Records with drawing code
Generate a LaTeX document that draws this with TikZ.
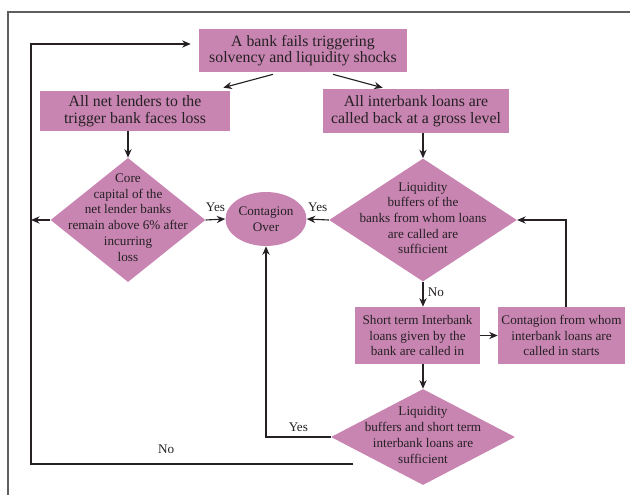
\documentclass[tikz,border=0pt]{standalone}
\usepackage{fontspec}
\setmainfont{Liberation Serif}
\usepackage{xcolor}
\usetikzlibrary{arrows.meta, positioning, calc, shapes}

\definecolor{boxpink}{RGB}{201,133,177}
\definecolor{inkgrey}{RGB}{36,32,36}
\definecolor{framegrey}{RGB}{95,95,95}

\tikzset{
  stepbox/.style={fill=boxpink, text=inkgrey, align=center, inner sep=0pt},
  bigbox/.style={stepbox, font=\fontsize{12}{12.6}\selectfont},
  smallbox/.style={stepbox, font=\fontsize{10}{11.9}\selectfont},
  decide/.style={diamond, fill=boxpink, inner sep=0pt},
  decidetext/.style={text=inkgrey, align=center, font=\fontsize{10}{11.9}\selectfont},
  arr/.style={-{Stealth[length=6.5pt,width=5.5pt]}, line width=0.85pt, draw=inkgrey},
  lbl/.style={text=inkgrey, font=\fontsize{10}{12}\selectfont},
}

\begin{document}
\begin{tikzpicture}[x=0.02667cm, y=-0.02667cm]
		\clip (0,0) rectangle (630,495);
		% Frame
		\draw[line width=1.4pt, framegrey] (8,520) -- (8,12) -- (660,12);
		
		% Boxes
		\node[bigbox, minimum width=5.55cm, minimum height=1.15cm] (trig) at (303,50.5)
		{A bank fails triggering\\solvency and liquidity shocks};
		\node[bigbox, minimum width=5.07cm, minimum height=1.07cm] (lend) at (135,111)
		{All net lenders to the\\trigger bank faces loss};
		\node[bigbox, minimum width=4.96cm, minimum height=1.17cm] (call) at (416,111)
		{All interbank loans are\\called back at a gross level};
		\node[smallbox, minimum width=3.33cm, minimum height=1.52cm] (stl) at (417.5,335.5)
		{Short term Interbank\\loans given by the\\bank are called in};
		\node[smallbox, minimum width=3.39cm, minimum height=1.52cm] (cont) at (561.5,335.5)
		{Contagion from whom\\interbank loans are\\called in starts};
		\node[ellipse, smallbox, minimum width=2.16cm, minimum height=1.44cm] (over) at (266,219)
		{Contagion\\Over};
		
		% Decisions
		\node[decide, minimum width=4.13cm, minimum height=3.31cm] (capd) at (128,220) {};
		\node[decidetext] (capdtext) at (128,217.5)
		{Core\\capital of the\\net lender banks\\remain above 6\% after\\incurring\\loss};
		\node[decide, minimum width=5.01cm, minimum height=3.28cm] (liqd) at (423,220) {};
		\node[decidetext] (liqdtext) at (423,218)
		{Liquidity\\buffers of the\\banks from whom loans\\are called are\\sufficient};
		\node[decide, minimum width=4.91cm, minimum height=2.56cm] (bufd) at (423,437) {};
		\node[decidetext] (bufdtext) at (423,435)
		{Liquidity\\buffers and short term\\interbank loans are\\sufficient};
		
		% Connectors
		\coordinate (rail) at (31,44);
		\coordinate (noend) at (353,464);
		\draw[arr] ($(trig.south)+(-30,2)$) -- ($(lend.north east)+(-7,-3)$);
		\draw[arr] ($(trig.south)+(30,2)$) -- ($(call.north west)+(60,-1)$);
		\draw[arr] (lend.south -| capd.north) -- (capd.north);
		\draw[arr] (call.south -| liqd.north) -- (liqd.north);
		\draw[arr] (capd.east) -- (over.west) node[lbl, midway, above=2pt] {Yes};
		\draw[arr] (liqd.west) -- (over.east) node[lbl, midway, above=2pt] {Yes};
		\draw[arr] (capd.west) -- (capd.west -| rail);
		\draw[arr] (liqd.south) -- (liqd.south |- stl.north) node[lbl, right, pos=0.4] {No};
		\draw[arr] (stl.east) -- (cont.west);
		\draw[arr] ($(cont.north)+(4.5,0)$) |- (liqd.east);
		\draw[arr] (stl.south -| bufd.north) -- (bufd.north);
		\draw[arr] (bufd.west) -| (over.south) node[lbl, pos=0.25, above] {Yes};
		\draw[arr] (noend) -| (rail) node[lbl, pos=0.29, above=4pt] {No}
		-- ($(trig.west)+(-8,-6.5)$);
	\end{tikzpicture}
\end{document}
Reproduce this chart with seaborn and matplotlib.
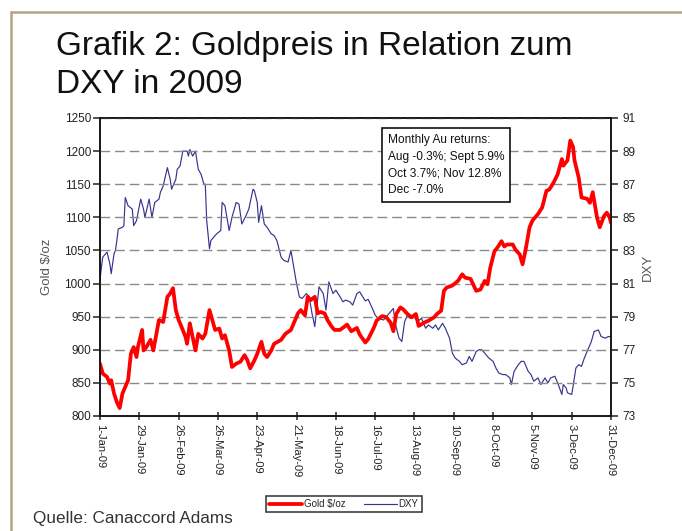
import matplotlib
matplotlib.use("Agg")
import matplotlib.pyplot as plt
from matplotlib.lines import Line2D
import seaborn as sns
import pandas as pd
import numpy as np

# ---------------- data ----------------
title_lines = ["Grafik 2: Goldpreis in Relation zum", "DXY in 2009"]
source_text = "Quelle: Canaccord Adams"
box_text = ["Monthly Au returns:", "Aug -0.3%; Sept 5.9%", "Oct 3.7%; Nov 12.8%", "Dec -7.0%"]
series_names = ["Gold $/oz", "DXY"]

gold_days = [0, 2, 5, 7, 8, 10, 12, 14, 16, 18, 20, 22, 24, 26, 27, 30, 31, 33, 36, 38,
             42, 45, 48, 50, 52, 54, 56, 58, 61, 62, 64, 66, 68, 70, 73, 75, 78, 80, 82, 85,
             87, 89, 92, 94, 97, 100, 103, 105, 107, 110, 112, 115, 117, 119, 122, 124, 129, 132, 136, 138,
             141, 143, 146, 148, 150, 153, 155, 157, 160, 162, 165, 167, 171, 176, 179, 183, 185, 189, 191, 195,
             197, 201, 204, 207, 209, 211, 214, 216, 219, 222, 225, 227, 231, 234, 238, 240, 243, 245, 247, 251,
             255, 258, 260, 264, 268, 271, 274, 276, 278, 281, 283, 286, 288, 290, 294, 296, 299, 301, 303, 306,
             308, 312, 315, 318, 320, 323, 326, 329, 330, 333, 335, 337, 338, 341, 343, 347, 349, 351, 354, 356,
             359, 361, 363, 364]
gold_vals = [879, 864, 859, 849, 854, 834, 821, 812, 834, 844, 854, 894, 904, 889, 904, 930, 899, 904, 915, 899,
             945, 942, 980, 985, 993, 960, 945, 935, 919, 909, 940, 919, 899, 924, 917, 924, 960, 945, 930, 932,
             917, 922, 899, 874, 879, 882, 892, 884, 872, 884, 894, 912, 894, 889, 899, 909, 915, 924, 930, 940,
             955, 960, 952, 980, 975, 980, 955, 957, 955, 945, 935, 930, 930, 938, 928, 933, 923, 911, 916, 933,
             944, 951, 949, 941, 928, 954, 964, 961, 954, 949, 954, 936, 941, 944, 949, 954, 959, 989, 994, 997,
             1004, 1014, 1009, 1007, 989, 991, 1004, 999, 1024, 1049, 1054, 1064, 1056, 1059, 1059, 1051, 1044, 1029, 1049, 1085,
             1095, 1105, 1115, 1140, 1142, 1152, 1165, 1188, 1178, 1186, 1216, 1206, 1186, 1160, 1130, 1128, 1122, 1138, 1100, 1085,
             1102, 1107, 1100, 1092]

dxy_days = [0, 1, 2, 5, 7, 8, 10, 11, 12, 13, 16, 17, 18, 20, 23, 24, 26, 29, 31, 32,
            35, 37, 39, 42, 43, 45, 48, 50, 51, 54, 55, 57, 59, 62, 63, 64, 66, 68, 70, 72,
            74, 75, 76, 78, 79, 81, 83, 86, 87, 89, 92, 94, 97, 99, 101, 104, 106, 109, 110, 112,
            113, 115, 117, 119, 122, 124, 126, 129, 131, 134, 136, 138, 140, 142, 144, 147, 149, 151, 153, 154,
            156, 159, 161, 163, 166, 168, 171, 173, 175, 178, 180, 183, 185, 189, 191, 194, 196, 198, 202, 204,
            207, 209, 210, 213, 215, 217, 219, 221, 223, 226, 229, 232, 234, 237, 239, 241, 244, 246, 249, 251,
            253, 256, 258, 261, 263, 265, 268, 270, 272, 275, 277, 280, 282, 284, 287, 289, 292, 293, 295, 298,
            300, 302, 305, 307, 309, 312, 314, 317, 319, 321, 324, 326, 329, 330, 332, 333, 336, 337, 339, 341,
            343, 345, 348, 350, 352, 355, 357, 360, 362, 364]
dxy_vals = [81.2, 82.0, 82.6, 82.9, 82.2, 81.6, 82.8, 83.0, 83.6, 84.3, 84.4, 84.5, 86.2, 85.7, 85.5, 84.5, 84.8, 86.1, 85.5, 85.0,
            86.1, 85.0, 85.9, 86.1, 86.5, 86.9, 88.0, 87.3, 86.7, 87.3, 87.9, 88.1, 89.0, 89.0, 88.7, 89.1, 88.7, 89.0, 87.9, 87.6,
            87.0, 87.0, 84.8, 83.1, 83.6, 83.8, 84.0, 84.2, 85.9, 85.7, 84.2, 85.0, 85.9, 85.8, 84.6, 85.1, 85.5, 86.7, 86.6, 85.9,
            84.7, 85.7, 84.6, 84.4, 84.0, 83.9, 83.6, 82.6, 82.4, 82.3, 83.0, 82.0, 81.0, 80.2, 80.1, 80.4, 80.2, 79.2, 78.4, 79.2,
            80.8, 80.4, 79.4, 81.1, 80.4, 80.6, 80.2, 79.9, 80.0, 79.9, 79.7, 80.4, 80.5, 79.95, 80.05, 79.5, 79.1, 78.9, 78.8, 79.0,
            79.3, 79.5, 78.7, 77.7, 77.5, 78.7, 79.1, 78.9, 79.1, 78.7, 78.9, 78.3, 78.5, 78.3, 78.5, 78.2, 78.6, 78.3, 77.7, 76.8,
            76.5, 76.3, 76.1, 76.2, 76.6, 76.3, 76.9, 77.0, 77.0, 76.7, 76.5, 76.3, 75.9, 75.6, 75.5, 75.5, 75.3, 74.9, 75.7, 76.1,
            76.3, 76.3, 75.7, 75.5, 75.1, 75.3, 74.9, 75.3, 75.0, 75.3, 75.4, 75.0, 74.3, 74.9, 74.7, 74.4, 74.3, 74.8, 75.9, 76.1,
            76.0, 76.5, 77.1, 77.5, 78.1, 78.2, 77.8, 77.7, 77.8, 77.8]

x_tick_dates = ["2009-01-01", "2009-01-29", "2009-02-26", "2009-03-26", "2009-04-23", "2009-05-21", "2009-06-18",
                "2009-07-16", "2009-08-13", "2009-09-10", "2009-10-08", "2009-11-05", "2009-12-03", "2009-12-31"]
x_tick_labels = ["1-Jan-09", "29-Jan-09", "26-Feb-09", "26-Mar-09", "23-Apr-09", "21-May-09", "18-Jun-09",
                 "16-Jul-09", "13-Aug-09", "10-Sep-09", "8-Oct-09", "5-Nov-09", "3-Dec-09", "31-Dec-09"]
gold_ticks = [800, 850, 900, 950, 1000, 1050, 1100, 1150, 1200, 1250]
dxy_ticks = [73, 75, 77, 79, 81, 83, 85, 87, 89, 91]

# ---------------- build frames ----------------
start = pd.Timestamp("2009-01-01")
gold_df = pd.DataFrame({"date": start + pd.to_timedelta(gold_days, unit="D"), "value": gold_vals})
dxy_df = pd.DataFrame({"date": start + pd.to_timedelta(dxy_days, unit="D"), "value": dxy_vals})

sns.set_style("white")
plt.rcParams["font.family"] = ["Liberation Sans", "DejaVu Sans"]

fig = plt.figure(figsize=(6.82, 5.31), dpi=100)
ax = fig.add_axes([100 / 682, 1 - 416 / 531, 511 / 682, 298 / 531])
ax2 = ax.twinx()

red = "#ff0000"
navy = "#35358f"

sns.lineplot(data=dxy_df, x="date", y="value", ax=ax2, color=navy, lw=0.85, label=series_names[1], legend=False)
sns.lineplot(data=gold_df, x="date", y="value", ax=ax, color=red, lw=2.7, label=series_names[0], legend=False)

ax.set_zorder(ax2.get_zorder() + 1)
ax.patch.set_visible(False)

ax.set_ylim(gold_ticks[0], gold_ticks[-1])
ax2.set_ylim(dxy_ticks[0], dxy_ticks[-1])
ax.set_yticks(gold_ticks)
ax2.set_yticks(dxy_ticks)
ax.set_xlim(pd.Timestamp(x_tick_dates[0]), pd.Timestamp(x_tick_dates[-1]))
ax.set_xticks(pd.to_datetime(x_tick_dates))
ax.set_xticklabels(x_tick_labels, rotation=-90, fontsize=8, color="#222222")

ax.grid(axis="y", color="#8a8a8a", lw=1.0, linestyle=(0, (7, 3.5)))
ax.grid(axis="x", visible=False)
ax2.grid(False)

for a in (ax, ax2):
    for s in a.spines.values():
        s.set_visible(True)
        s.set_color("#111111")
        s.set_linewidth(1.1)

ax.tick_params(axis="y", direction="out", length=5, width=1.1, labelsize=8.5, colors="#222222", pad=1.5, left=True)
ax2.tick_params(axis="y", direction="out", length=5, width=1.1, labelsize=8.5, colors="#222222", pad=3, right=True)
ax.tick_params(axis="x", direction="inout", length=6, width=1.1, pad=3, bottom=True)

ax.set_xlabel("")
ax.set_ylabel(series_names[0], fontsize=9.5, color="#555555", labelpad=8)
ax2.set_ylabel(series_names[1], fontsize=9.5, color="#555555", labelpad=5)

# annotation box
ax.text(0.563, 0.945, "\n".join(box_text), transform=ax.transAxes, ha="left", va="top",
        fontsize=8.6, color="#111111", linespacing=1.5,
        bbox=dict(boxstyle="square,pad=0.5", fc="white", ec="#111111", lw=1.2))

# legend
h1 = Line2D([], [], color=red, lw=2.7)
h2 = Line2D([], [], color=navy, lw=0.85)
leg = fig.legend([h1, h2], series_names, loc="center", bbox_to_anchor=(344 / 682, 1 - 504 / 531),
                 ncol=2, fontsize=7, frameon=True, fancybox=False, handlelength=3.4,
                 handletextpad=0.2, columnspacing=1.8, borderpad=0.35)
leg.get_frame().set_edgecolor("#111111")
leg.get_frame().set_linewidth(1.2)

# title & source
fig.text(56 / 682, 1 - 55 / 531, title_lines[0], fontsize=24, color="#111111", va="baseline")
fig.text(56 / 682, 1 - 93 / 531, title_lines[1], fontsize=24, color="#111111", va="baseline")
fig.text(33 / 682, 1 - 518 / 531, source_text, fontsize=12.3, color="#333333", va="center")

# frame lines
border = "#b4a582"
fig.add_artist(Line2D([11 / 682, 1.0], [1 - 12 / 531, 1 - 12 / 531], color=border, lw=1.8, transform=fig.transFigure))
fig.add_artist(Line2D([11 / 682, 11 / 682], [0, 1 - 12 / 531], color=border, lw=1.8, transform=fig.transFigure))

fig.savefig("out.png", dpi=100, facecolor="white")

- TASK DETAILS: Each line in the data that holds the string "matplotlib" should be found and copied.

- SOLUTION:
Reproduce this chart with seaborn and matplotlib.
import matplotlib
matplotlib.use("Agg")
import matplotlib.pyplot as plt
from matplotlib.lines import Line2D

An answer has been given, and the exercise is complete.